• Written problem: Both the line containing "What matplotlib code" and the line containing "lbl.set_linespacing(1.6)" belong in the answer, along with every line between them; print exactly those.

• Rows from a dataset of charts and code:
--- BEGIN ---
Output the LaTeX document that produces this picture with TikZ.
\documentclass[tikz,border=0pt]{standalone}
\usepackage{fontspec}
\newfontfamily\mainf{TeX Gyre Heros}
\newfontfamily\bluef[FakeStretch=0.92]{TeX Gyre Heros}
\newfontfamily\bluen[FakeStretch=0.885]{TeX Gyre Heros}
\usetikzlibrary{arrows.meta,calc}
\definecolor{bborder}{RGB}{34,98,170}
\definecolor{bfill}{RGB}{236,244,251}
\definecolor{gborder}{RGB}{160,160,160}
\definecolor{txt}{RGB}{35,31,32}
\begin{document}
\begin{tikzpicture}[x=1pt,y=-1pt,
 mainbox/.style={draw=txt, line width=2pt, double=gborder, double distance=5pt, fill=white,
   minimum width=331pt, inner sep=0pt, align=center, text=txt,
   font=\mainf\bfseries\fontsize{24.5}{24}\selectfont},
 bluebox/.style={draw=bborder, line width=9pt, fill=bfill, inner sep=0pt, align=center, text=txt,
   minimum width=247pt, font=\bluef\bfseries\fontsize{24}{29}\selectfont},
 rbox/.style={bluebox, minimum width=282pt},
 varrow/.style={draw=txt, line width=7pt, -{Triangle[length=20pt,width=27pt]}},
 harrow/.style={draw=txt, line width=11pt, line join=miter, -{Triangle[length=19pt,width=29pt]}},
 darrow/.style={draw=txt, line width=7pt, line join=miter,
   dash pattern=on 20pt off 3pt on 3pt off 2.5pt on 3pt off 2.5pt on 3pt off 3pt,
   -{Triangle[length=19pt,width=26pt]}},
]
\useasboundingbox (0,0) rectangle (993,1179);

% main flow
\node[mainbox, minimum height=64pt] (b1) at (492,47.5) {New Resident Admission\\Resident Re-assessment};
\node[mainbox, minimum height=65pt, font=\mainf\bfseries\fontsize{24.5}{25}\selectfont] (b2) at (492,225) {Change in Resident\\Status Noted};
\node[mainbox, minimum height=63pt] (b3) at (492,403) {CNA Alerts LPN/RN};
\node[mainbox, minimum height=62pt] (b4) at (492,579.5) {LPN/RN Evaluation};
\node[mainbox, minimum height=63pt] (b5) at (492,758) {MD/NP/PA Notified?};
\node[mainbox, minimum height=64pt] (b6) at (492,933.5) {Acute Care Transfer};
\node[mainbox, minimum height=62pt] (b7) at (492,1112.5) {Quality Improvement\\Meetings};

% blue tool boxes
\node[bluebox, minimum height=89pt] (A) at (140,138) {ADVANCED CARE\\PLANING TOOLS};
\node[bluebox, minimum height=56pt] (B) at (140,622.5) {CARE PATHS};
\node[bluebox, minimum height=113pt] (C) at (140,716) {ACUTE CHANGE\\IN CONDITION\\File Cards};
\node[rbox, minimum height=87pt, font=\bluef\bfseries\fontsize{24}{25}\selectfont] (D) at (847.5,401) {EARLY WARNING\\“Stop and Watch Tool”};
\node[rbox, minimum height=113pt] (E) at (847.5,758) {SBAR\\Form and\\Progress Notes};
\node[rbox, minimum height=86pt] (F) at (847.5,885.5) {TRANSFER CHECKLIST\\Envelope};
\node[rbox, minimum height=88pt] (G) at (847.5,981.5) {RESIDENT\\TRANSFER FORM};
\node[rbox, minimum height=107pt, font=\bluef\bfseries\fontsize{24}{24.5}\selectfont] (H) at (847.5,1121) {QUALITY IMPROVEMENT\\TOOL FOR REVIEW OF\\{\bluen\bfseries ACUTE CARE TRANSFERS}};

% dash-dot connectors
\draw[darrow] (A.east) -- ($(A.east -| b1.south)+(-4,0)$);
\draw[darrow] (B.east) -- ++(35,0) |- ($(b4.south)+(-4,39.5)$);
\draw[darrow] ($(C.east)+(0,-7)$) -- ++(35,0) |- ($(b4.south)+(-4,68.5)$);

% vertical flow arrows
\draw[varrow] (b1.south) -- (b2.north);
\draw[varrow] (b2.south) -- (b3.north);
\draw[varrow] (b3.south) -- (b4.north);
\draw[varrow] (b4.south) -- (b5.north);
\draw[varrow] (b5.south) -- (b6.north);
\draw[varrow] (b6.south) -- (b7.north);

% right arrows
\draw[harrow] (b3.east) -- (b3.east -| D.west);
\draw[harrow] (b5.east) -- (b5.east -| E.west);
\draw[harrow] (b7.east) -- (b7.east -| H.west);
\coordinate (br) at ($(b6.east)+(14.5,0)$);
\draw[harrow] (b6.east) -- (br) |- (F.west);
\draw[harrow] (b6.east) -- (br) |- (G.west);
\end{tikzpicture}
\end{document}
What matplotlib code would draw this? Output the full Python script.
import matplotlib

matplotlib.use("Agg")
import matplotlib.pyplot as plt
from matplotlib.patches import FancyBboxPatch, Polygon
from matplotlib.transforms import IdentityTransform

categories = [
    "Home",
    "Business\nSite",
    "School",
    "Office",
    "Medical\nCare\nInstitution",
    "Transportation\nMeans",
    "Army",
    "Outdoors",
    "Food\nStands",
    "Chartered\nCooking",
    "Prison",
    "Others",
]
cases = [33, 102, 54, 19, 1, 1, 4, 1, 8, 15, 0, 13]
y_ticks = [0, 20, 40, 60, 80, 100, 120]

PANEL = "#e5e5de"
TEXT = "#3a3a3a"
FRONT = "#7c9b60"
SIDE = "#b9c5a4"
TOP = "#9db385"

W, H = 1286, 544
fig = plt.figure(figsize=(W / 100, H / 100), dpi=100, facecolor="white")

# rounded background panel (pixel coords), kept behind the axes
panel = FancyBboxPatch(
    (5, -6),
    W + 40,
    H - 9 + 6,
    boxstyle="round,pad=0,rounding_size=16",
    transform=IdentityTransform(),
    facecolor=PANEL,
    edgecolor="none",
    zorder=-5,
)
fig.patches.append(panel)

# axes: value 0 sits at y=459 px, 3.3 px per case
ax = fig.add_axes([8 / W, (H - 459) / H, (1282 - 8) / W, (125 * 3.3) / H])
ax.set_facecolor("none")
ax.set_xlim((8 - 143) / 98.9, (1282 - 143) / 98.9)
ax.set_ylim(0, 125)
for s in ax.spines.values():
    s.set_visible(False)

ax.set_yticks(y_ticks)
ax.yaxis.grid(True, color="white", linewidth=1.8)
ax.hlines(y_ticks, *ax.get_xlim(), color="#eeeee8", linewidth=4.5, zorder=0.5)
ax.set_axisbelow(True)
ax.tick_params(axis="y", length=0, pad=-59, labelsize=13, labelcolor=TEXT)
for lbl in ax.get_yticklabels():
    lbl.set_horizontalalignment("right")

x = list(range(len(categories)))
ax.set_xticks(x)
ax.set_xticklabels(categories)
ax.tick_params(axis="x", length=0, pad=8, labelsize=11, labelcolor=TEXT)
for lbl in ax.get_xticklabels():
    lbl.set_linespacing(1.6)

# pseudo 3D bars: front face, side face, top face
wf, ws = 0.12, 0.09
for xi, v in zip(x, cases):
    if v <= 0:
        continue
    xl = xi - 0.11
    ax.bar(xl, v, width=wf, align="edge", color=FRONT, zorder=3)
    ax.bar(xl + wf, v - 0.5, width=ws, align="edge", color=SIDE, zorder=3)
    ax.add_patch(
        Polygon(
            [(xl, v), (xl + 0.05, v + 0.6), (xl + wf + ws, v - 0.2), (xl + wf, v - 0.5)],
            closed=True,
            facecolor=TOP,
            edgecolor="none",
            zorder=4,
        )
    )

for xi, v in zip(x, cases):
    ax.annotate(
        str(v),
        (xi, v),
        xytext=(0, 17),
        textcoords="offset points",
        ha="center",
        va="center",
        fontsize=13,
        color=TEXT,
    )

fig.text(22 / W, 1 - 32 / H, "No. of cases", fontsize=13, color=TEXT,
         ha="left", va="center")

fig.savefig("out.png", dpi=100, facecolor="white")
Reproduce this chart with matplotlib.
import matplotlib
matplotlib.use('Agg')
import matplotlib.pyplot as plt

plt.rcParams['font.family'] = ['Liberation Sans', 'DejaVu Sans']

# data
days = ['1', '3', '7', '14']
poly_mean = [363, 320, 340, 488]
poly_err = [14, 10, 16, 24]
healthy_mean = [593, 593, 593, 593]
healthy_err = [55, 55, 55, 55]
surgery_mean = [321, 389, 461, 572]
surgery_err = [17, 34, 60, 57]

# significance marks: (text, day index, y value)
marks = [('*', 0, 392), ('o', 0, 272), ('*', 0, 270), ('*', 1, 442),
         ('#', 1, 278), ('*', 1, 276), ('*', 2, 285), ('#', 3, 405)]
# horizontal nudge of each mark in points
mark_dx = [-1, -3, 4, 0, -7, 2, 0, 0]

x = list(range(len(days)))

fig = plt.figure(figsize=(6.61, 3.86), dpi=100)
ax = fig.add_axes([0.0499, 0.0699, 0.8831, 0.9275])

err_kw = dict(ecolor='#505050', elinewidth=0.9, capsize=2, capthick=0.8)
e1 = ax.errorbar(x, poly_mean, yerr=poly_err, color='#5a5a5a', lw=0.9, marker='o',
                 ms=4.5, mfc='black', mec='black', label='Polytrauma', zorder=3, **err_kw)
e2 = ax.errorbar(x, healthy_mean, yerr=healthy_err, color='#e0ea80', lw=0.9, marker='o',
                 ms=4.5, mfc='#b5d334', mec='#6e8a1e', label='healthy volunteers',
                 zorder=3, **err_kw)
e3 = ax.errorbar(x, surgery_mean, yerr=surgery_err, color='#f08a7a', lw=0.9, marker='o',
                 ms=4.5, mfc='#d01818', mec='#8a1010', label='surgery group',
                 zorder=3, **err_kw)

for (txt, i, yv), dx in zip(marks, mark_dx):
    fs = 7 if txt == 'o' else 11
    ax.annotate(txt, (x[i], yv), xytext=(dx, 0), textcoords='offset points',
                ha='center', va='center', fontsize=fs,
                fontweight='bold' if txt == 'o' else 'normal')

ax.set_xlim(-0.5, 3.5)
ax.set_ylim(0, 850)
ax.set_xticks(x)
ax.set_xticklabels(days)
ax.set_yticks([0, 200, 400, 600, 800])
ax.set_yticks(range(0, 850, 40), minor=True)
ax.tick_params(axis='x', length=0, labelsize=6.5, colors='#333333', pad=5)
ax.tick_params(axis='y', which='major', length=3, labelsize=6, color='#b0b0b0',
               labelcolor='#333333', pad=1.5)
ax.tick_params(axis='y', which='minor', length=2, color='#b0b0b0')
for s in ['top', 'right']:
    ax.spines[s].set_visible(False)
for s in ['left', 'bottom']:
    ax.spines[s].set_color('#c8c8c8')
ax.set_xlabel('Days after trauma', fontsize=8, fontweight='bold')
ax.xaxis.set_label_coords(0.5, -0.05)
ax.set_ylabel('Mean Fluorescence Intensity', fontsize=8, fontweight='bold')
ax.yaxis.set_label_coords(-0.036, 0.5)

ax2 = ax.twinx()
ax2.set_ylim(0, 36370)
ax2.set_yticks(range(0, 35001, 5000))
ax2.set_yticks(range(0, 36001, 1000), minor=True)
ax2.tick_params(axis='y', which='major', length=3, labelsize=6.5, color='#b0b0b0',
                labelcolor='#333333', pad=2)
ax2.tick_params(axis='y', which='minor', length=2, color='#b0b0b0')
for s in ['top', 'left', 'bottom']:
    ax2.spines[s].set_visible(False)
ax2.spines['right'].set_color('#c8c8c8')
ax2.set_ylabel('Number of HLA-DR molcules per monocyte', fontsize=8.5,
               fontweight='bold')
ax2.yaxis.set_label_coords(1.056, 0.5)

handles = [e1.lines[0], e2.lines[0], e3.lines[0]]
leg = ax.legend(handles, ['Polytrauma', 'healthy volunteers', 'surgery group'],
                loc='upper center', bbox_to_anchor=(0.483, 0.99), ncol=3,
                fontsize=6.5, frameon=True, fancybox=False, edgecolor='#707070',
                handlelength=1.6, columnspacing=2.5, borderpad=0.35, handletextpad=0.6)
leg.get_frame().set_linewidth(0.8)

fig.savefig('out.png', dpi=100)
--- END ---
• The completed task:
What matplotlib code would draw this? Output the full Python script.
import matplotlib

matplotlib.use("Agg")
import matplotlib.pyplot as plt
from matplotlib.patches import FancyBboxPatch, Polygon
from matplotlib.transforms import IdentityTransform

categories = [
    "Home",
    "Business\nSite",
    "School",
    "Office",
    "Medical\nCare\nInstitution",
    "Transportation\nMeans",
    "Army",
    "Outdoors",
    "Food\nStands",
    "Chartered\nCooking",
    "Prison",
    "Others",
]
cases = [33, 102, 54, 19, 1, 1, 4, 1, 8, 15, 0, 13]
y_ticks = [0, 20, 40, 60, 80, 100, 120]

PANEL = "#e5e5de"
TEXT = "#3a3a3a"
FRONT = "#7c9b60"
SIDE = "#b9c5a4"
TOP = "#9db385"

W, H = 1286, 544
fig = plt.figure(figsize=(W / 100, H / 100), dpi=100, facecolor="white")

# rounded background panel (pixel coords), kept behind the axes
panel = FancyBboxPatch(
    (5, -6),
    W + 40,
    H - 9 + 6,
    boxstyle="round,pad=0,rounding_size=16",
    transform=IdentityTransform(),
    facecolor=PANEL,
    edgecolor="none",
    zorder=-5,
)
fig.patches.append(panel)

# axes: value 0 sits at y=459 px, 3.3 px per case
ax = fig.add_axes([8 / W, (H - 459) / H, (1282 - 8) / W, (125 * 3.3) / H])
ax.set_facecolor("none")
ax.set_xlim((8 - 143) / 98.9, (1282 - 143) / 98.9)
ax.set_ylim(0, 125)
for s in ax.spines.values():
    s.set_visible(False)

ax.set_yticks(y_ticks)
ax.yaxis.grid(True, color="white", linewidth=1.8)
ax.hlines(y_ticks, *ax.get_xlim(), color="#eeeee8", linewidth=4.5, zorder=0.5)
ax.set_axisbelow(True)
ax.tick_params(axis="y", length=0, pad=-59, labelsize=13, labelcolor=TEXT)
for lbl in ax.get_yticklabels():
    lbl.set_horizontalalignment("right")

x = list(range(len(categories)))
ax.set_xticks(x)
ax.set_xticklabels(categories)
ax.tick_params(axis="x", length=0, pad=8, labelsize=11, labelcolor=TEXT)
for lbl in ax.get_xticklabels():
    lbl.set_linespacing(1.6)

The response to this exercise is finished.